Search Interface Hideo joho
Search is a complex collaboration between search engines and searchers. This lecture looks at human factors in Information Retrieval with focus on interactive features of search user interfaces. First, it provides background knowledge such as major challenges faced by search engine users, and their behavioral patterns in search. Second, the lecture looks at major components such query box and search result presentation, and expand them to query expansion techniques and result diversification methods. Third, the lecture introduces some of the advanced topics such as multimodal interfaces and collaborative search interfaces. Finally, the lecture discusses future directions of search interfaces. Participants should be able to gain the basic and advanced knowledge regarding the interaction between search engines and end-users by the end of this lecture.

 

Search User Behavior Modeling Yiqun Liu
When users interact with information retrieval (IR) systems, they leave rich implicit feedback in the form of clicks, mouse movements etc. This feedback contains valuable information about users and about IR systems.
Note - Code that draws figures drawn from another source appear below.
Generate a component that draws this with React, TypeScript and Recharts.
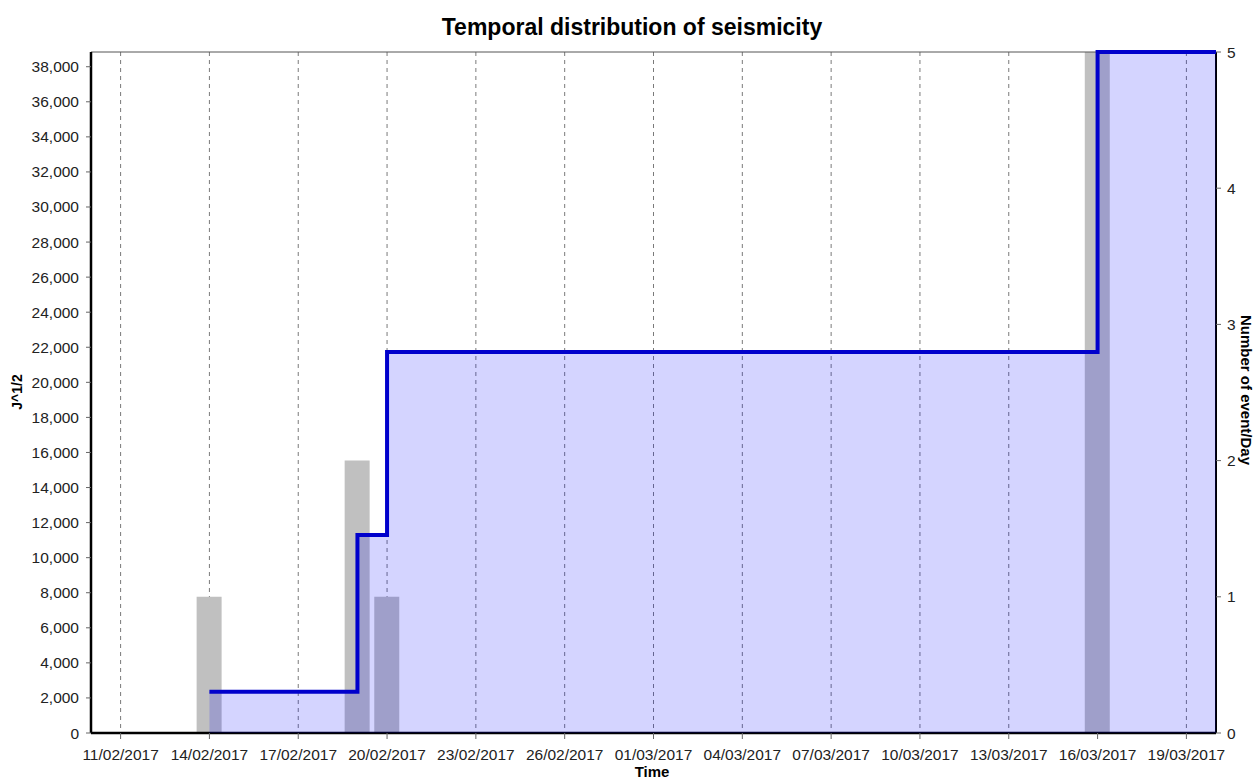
import React from "react";
import {
  ComposedChart,
  Bar,
  Area,
  XAxis,
  YAxis,
  CartesianGrid,
  ReferenceLine,
} from "recharts";

// days with recorded events
const eventDays = ["14/02/2017", "19/02/2017", "20/02/2017", "16/03/2017"];
const eventsPerDay = [1, 2, 1, 5];
const cumulativeStrain = [2355, 11290, 21730, 38840];

const startDay = "10/02/2017";
const endDay = "20/03/2017";

const dateTicks = [
  "11/02/2017",
  "14/02/2017",
  "17/02/2017",
  "20/02/2017",
  "23/02/2017",
  "26/02/2017",
  "01/03/2017",
  "04/03/2017",
  "07/03/2017",
  "10/03/2017",
  "13/03/2017",
  "16/03/2017",
  "19/03/2017",
];
const strainTicks = [
  0, 2000, 4000, 6000, 8000, 10000, 12000, 14000, 16000, 18000, 20000, 22000,
  24000, 26000, 28000, 30000, 32000, 34000, 36000, 38000,
];
const countTicks = [0, 1, 2, 3, 4, 5];

const toTime = (s: string) => {
  const [d, m, y] = s.split("/").map(Number);
  return Date.UTC(y, m - 1, d);
};

const fmtDate = (t: number) => {
  const d = new Date(t);
  const dd = String(d.getUTCDate()).padStart(2, "0");
  const mm = String(d.getUTCMonth() + 1).padStart(2, "0");
  return `${dd}/${mm}/${d.getUTCFullYear()}`;
};

const rows = [
  ...eventDays.map((day, i) => ({
    t: toTime(day),
    events: eventsPerDay[i],
    strain: cumulativeStrain[i],
  })),
  { t: toTime(endDay), strain: cumulativeStrain[cumulativeStrain.length - 1] },
];

const FONT = "'Liberation Sans', Arial, sans-serif";
const tickStyle = { fontSize: 15.5, fill: "#222", fontFamily: FONT };

export default function App() {
  return (
    <div
      style={{
        position: "absolute",
        left: 0,
        top: 0,
        width: 1255,
        height: 781,
        overflow: "hidden",
        background: "#fff",
      }}
    >
      <ComposedChart
        width={1255}
        height={781}
        data={rows}
        margin={{ top: 52, right: 9, bottom: 18, left: 21 }}
      >
        <CartesianGrid
          yAxisId="left"
          horizontal={false}
          stroke="#7a7a7a"
          strokeDasharray="4 4"
        />
        <XAxis
          dataKey="t"
          type="number"
          scale="time"
          domain={[toTime(startDay), toTime(endDay)]}
          ticks={dateTicks.map(toTime)}
          tickFormatter={fmtDate}
          tick={tickStyle}
          height={30}
          tickSize={6}
          tickMargin={10}
          axisLine={{ stroke: "#000", strokeWidth: 2.5 }}
          tickLine={{ stroke: "#666" }}
          allowDataOverflow
        />
        <YAxis
          yAxisId="left"
          orientation="left"
          domain={[0, 38840]}
          ticks={strainTicks}
          tickFormatter={(v: number) => v.toLocaleString("en-US")}
          tick={tickStyle}
          width={70}
          tickSize={5}
          tickMargin={7}
          axisLine={{ stroke: "#000", strokeWidth: 2.5 }}
          tickLine={{ stroke: "#666" }}
        />
        <YAxis
          yAxisId="right"
          orientation="right"
          domain={[0, 5]}
          ticks={countTicks}
          tick={tickStyle}
          width={30}
          tickSize={5}
          tickMargin={6}
          axisLine={{ stroke: "#000", strokeWidth: 2 }}
          tickLine={{ stroke: "#666" }}
        />
        <ReferenceLine yAxisId="left" y={38840} stroke="#555" strokeWidth={1} />
        <Bar
          yAxisId="right"
          dataKey="events"
          fill="#c0c0c0"
          barSize={25}
          zIndex={100}
          isAnimationActive={false}
        />
        <Area
          yAxisId="left"
          type="stepAfter"
          dataKey="strain"
          stroke="#0000cc"
          strokeWidth={4}
          fill="#0000ff"
          fillOpacity={0.17}
          zIndex={500}
          isAnimationActive={false}
        />
      </ComposedChart>
      <svg
        width={1255}
        height={781}
        style={{ position: "absolute", left: 0, top: 0, pointerEvents: "none" }}
        fontFamily={FONT}
        fontWeight="bold"
        fill="#000"
      >
        <text x={632} y={35} fontSize={23} textAnchor="middle">
          Temporal distribution of seismicity
        </text>
        <text x={652} y={777} fontSize={15} textAnchor="middle">
          Time
        </text>
        <text
          x={22}
          y={392}
          fontSize={14}
          textAnchor="middle"
          transform="rotate(-90, 22, 392)"
        >
          J^1/2
        </text>
        <text
          x={1241}
          y={390}
          fontSize={15}
          textAnchor="middle"
          transform="rotate(90, 1241, 390)"
        >
          Number of event/Day
        </text>
      </svg>
    </div>
  );
}
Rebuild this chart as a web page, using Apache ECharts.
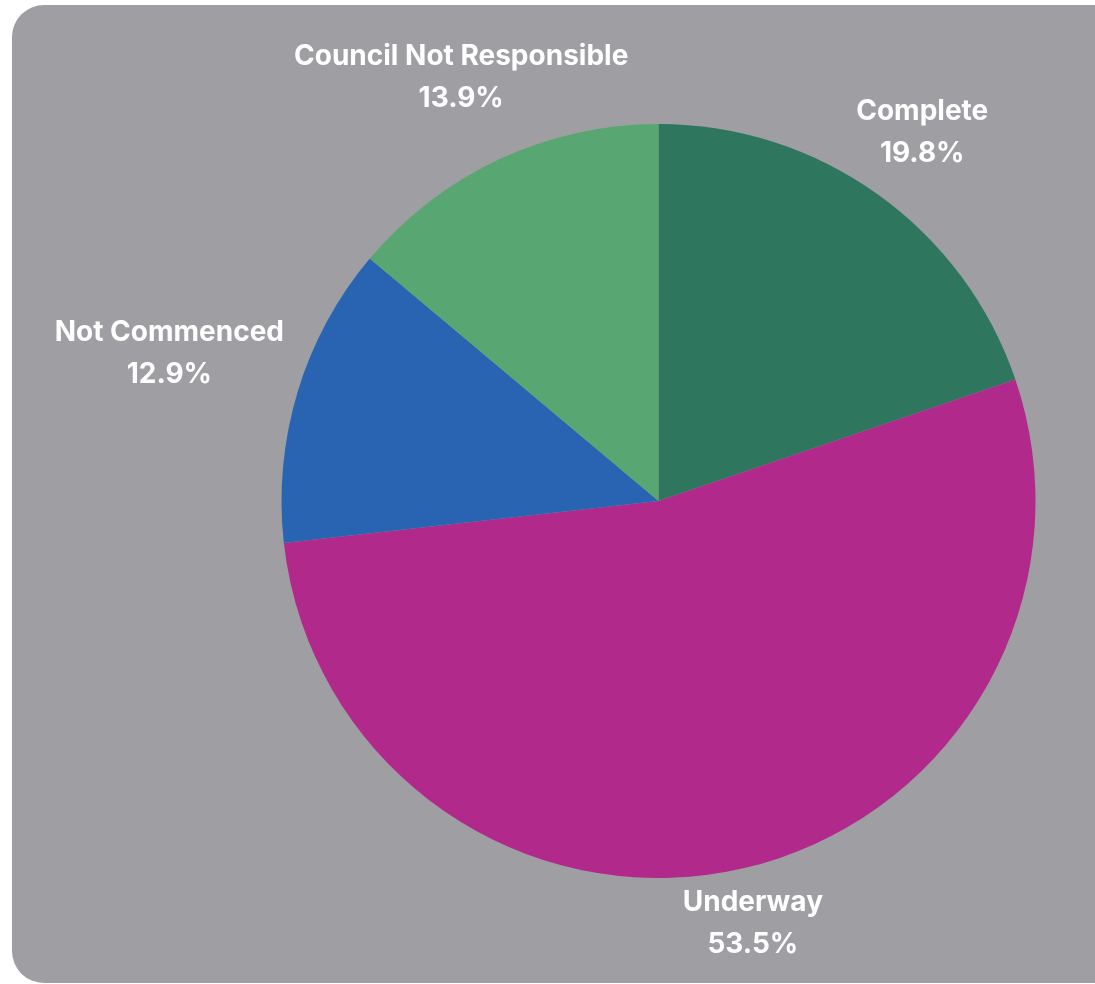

Analyzing and interpreting user interactions and modeling user search behavior has become an important research topic in Web search studies. It enables us to better understand users, perform user simulations, improve search algorithms and build quality metrics. In the first half of this lecture, I will introduce existing efforts that are paid to understand the cognitive behavior of search users and focus on the characteristics of search users’ querying, clicking-through and examination behaviors. In the second half of the lecture, I will talk about some recent trends in search behavior modeling. Especially, IR systems become more and more heterogeneous: they deal with information of various media types, structure and semantics; run on multiple devices and support a variety of short- and long-term search tasks; serve users with different background and preferences. We will focus on how to construct user behavior modeling to support effective IR methods in such heterogeneous environments.